* **Data provided**
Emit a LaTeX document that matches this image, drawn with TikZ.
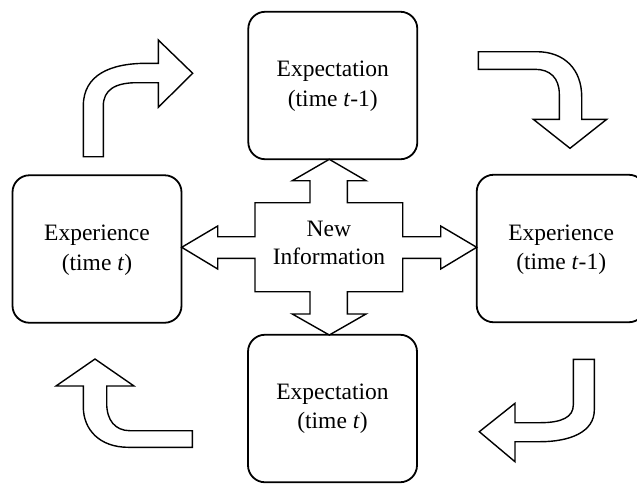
\documentclass[tikz,border=0pt]{standalone}
\usepackage{fontspec}
\setmainfont{Liberation Serif}
\begin{document}
\begin{tikzpicture}[x=1pt,y=-1pt,
  box/.style={draw, line width=1.8pt, rounded corners=17pt, minimum width=169pt,
    minimum height=147.5pt, align=center, inner sep=0pt,
    font=\fontsize{23.5}{29.5}\selectfont},
  arr/.style={draw, line width=1.4pt, line join=miter, fill=white},
  lbl/.style={align=center, inner sep=0pt, font=\fontsize{23.5}{28}\selectfont}]
\useasboundingbox (0,0) rectangle (637,483);
% boxes
\node[box, text depth=4pt] (exptop) at (332.8,85.5) {Expectation\\(time \textit{t}-1)};
\node[box, text depth=3pt] (expleft) at (97,249) {Experience\\(time \textit{t})};
\node[box, text depth=3pt] (expright) at (561.2,248.5) {Experience\\(time \textit{t}-1)};
\node[box] (expbot) at (332.5,408.5) {Expectation\\(time \textit{t})};
% central four-way arrow
\draw[arr] (329.3,159.3) -- (366,180.7) -- (347.3,180.7) -- (347.3,202.7)
  -- (402.7,202.7) -- (402.7,236.7) -- (440.7,236.7) -- (440.7,226)
  -- (476.7,247.3) -- (440.7,269) -- (440.7,258.3) -- (402.7,258.3)
  -- (402.7,291.7) -- (347.3,291.7) -- (347.3,314) -- (366,314)
  -- (329.3,335) -- (292.3,314) -- (310,314) -- (310,291.7)
  -- (255,291.7) -- (255,258.3) -- (217.7,258.3) -- (217.7,269)
  -- (181.7,247.3) -- (217.7,226) -- (217.7,236.7) -- (255,236.7)
  -- (255,202.7) -- (310,202.7) -- (310,180.7) -- (292.3,180.7) -- cycle;
\node[lbl] (info) at (328.9,243) {New\\Information};
% top-left curved arrow
\draw[arr] (83.3,156.7) -- (83.3,106) .. controls (83.3,75) and (110,63.3) .. (146.7,63.3)
  -- (158.3,63.3) -- (158.3,40) -- (192.7,73.3) -- (158.3,107.3) -- (158.3,82.7)
  -- (136.7,82.7) .. controls (115,82.7) and (103.3,90) .. (103.3,106) -- (103.3,156.7) -- cycle;
% top-right curved arrow
\draw[arr] (478.3,51.7) -- (536.7,51.7) .. controls (565,51.7) and (581.7,70) .. (581.7,96.7)
  -- (581.7,119.3) -- (606.7,119.3) -- (570,148.3) -- (533.3,119.3) -- (559.3,119.3)
  -- (559.3,94) .. controls (559.3,78) and (550,69.3) .. (535,69.3) -- (478.3,69.3) -- cycle;
% bottom-right curved arrow
\draw[arr] (573.3,359.3) -- (594.3,359.3) -- (594.3,410) .. controls (594.3,432) and (570,441.7) .. (540,441.7)
  -- (515,441.7) -- (515,461.7) -- (479.3,431.7) -- (515,403.3) -- (515,422.7)
  -- (540,422.7) .. controls (562,422.7) and (573.3,417) .. (573.3,405) -- cycle;
% bottom-left curved arrow
\draw[arr] (192.3,430.7) -- (192.3,447.3) -- (128.3,447.3) .. controls (100,447.3) and (83.3,430) .. (83.3,406.7)
  -- (83.3,386) -- (56,386) -- (95,359) -- (134,386) -- (106.7,386)
  -- (106.7,403.3) .. controls (106.7,420) and (115,430.7) .. (130,430.7) -- cycle;
\end{tikzpicture}
\end{document}
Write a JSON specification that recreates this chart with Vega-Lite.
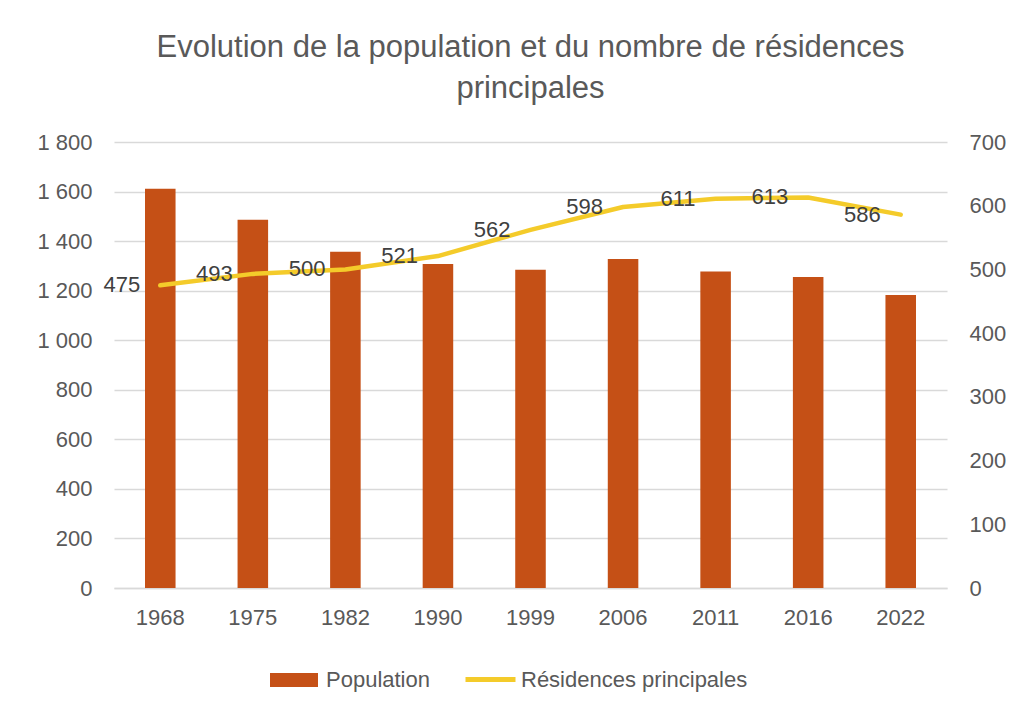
{
  "$schema": "https://vega.github.io/schema/vega-lite/v6.json",
  "width": 833,
  "height": 446,
  "padding": {"left": 36, "top": 32, "right": 20, "bottom": 10},
  "background": "white",
  "config": {
    "font": "Liberation Sans",
    "view": {"stroke": null},
    "axis": {"labelColor": "#595959", "labelFontSize": 22, "labelFont": "Liberation Sans", "titleFontSize": 14},
    "legend": {"labelColor": "#595959", "labelFontSize": 22, "labelFont": "Liberation Sans", "labelLimit": 400}
  },
  "title": {
    "text": ["Evolution de la population et du nombre de résidences", "principales"],
    "fontSize": 31,
    "fontWeight": "normal",
    "color": "#595959",
    "lineHeight": 41,
    "offset": 26,
    "anchor": "middle",
    "font": "Liberation Sans"
  },
  "data": {
    "values": [
      {"annee": "1968", "pop": 1611, "res": 475},
      {"annee": "1975", "pop": 1486, "res": 493},
      {"annee": "1982", "pop": 1357, "res": 500},
      {"annee": "1990", "pop": 1308, "res": 521},
      {"annee": "1999", "pop": 1284, "res": 562},
      {"annee": "2006", "pop": 1328, "res": 598},
      {"annee": "2011", "pop": 1277, "res": 611},
      {"annee": "2016", "pop": 1255, "res": 613},
      {"annee": "2022", "pop": 1183, "res": 586}
    ]
  },
  "encoding": {
    "x": {
      "field": "annee",
      "type": "ordinal",
      "sort": null,
      "scale": {"paddingInner": 0.67, "paddingOuter": 0.335},
      "axis": {"title": null, "labelAngle": 0, "domain": true, "domainColor": "#d9d9d9", "domainWidth": 1.5, "ticks": false, "labelPadding": 19}
    }
  },
  "layer": [
    {
      "mark": {"type": "bar", "color": "#C55016"},
      "encoding": {
        "y": {
          "field": "pop",
          "type": "quantitative",
          "scale": {"domain": [0, 1800]},
          "axis": {
            "title": null,
            "values": [0, 200, 400, 600, 800, 1000, 1200, 1400, 1600, 1800],
            "labelExpr": "replace(format(datum.value, ','), ',', ' ')",
            "domain": false,
            "ticks": false,
            "gridColor": "#d9d9d9",
            "gridWidth": 1.5,
            "labelPadding": 22
          }
        },
        "fill": {
          "datum": "Population",
          "type": "nominal",
          "scale": {"range": ["#C55016"]},
          "legend": {
            "title": null,
            "orient": "none",
            "legendX": 156,
            "legendY": 514,
            "symbolType": "M-1,-0.29H1V0.29H-1Z",
            "symbolSize": 2304,
            "symbolStrokeWidth": 0,
            "labelOffset": 8
          }
        }
      }
    },
    {
      "layer": [
        {
          "mark": {"type": "line", "color": "#F4CB2A", "strokeWidth": 4.5, "strokeCap": "round", "strokeJoin": "round"},
          "encoding": {
            "y": {
              "field": "res",
              "type": "quantitative",
              "scale": {"domain": [0, 700]},
              "axis": {
                "title": null,
                "orient": "right",
                "values": [0, 100, 200, 300, 400, 500, 600, 700],
                "domain": false,
                "ticks": false,
                "grid": false,
                "labelPadding": 22
              }
            },
            "stroke": {
              "datum": "Résidences principales",
              "type": "nominal",
              "scale": {"range": ["#F4CB2A"]},
              "legend": {
                "title": null,
                "orient": "none",
                "legendX": 349,
                "legendY": 510,
                "symbolType": "stroke",
                "symbolSize": 2500,
                "symbolStrokeWidth": 5,
                "labelOffset": 3
              }
            }
          }
        },
        {
          "mark": {"type": "text", "align": "right", "baseline": "middle", "dx": -20, "fontSize": 22, "color": "#404040"},
          "encoding": {
            "y": {"field": "res", "type": "quantitative"},
            "text": {"field": "res", "type": "quantitative"}
          }
        }
      ]
    }
  ],
  "resolve": {"scale": {"y": "independent", "fill": "independent", "stroke": "independent"}}
}
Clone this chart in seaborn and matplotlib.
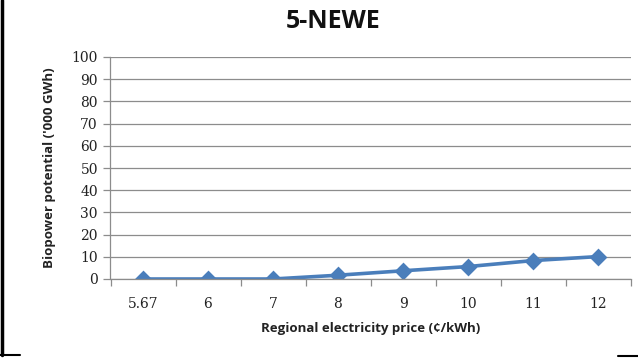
import matplotlib
matplotlib.use("Agg")
import matplotlib.pyplot as plt
from matplotlib.lines import Line2D
import seaborn as sns
import pandas as pd

prices = ["5.67", "6", "7", "8", "9", "10", "11", "12"]
potential = [0, 0, 0, 1.7, 3.7, 5.6, 8.3, 10.1]
y_ticks = [0, 10, 20, 30, 40, 50, 60, 70, 80, 90, 100]

df = pd.DataFrame({"price": prices, "potential": potential})

sns.set_theme(style="white")
W, H = 638, 360
fig = plt.figure(figsize=(W / 100, H / 100), dpi=100)
ax = fig.add_axes([110.5 / W, 1 - 279 / H, 520 / W, 222 / H])

sns.pointplot(data=df, x="price", y="potential", order=prices, ax=ax,
              color="#4a7ebb", markers="D", markersize=7, linewidth=2.6,
              errorbar=None)

ax.set_xlim(-0.5, len(prices) - 0.5)
ax.set_ylim(0, 100)
ax.set_yticks(y_ticks)
ax.grid(axis="y", color="#8c8c8c", linewidth=0.9)
ax.set_axisbelow(True)

for s in ["top", "right"]:
    ax.spines[s].set_visible(False)
for s in ["left", "bottom"]:
    ax.spines[s].set_color("#8c8c8c")
    ax.spines[s].set_linewidth(0.9)

ax.set_xticks([i - 0.5 for i in range(len(prices) + 1)], minor=True)
ax.tick_params(axis="x", which="major", length=0, pad=13)
ax.tick_params(axis="x", which="minor", length=5, color="#8c8c8c", width=0.9, direction="out")
ax.tick_params(axis="y", which="major", length=5, color="#8c8c8c", width=0.9, direction="out", pad=4)
ax.xaxis.set_ticks_position("bottom")
ax.yaxis.set_ticks_position("left")

for lab in ax.get_xticklabels() + ax.get_yticklabels():
    lab.set_family("DejaVu Serif")
    lab.set_fontsize(10)
    lab.set_color("#222222")

ax.set_xlabel("Regional electricity price (\u00a2/kWh)", fontsize=9.5,
              fontweight="bold", family="Open Sans", color="#222222", labelpad=8)
ax.set_ylabel("Biopower potential ('000 GWh)", fontsize=9.5,
              fontweight="bold", family="Open Sans", color="#222222", labelpad=11)
fig.text(333 / W, 1 - 22 / H, "5-NEWE", ha="center", va="center",
         fontsize=18, fontweight="bold", family="Open Sans", color="#111111")

# outer frame fragments
fig.add_artist(Line2D([1.5 / W, 1.5 / W], [1, 1 - 355 / H], transform=fig.transFigure,
                      color="black", linewidth=2.5))
fig.add_artist(Line2D([0, 20 / W], [1 - 355 / H, 1 - 355 / H], transform=fig.transFigure,
                      color="black", linewidth=1.5))
fig.add_artist(Line2D([618 / W, 1], [1 - 356 / H, 1 - 356 / H], transform=fig.transFigure,
                      color="black", linewidth=1.5))

fig.savefig("out.png", dpi=100, facecolor="white")
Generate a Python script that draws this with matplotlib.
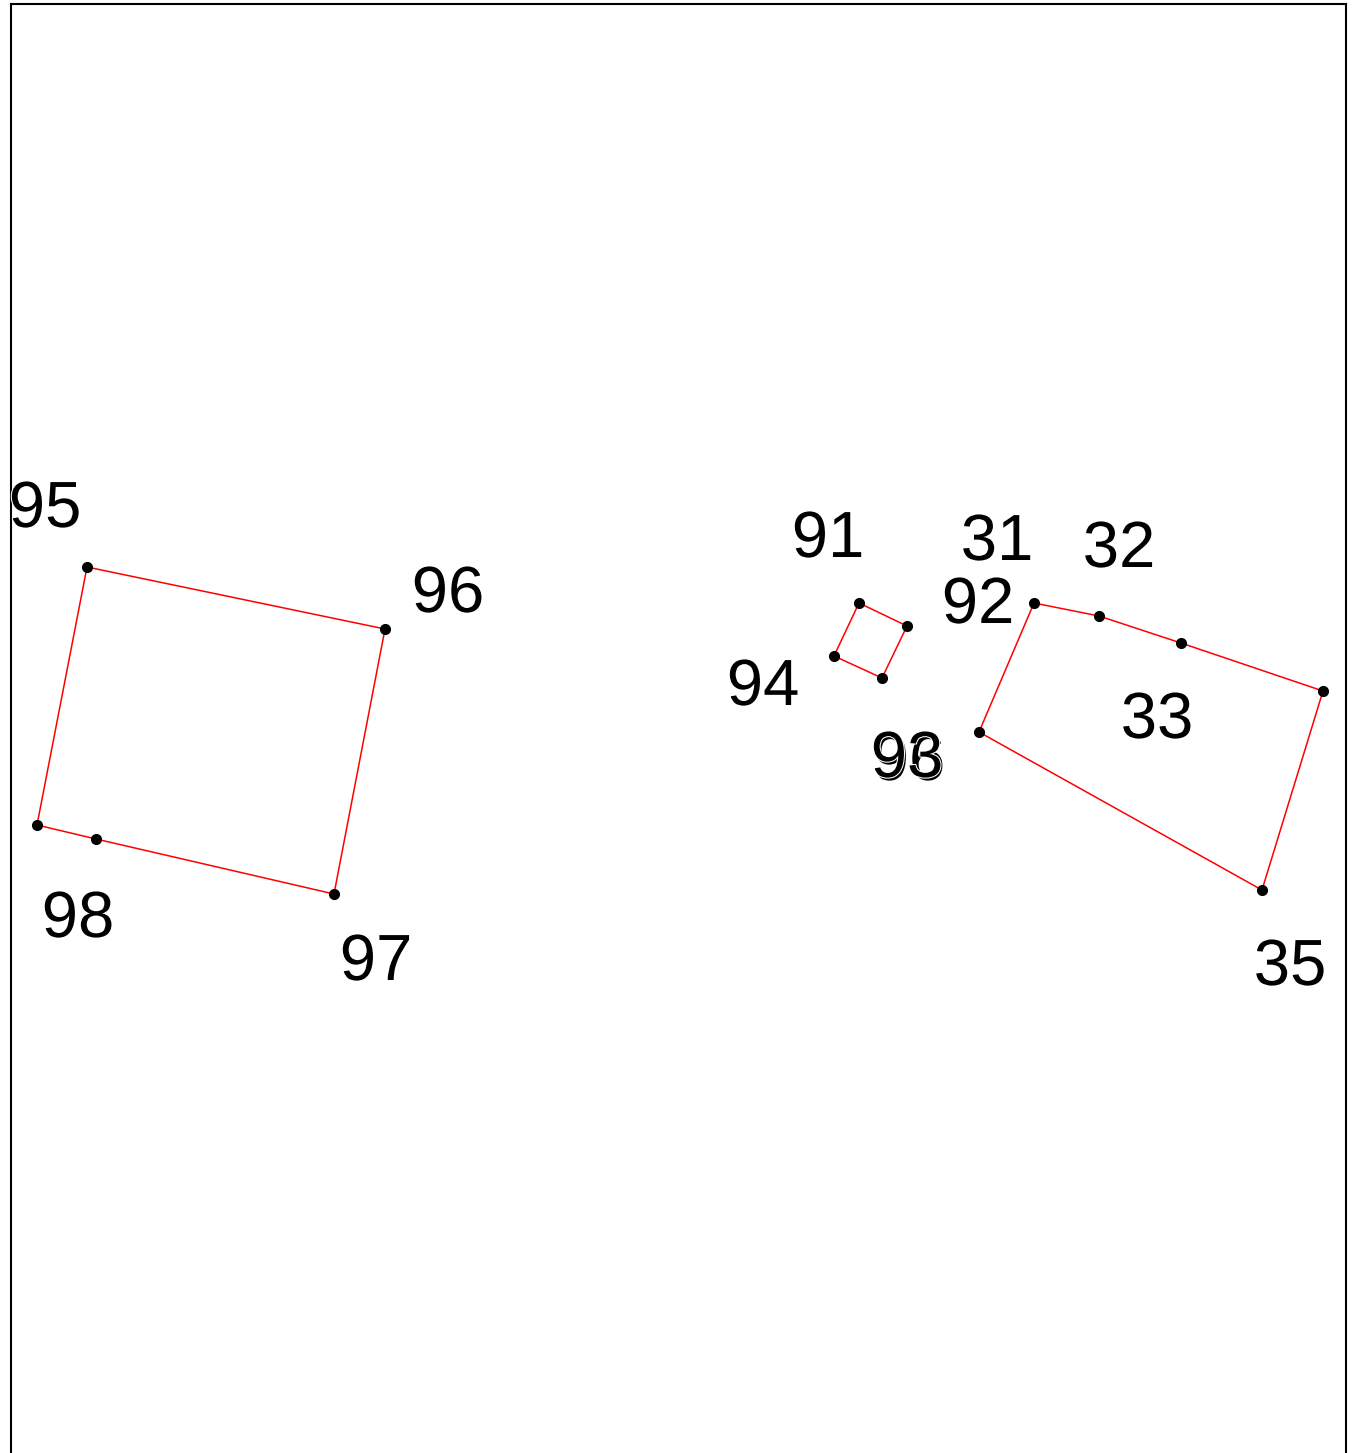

* **Set exercise**
Do not include pictures. Give again exactly the lines starting at the one with "Clone this chart in seaborn and matplotlib." and ending at the one with "import pandas as pd", both included.

* **Output below**
Clone this chart in seaborn and matplotlib.
import matplotlib
matplotlib.use("Agg")
import matplotlib.pyplot as plt
from matplotlib.lines import Line2D
import seaborn as sns
import pandas as pd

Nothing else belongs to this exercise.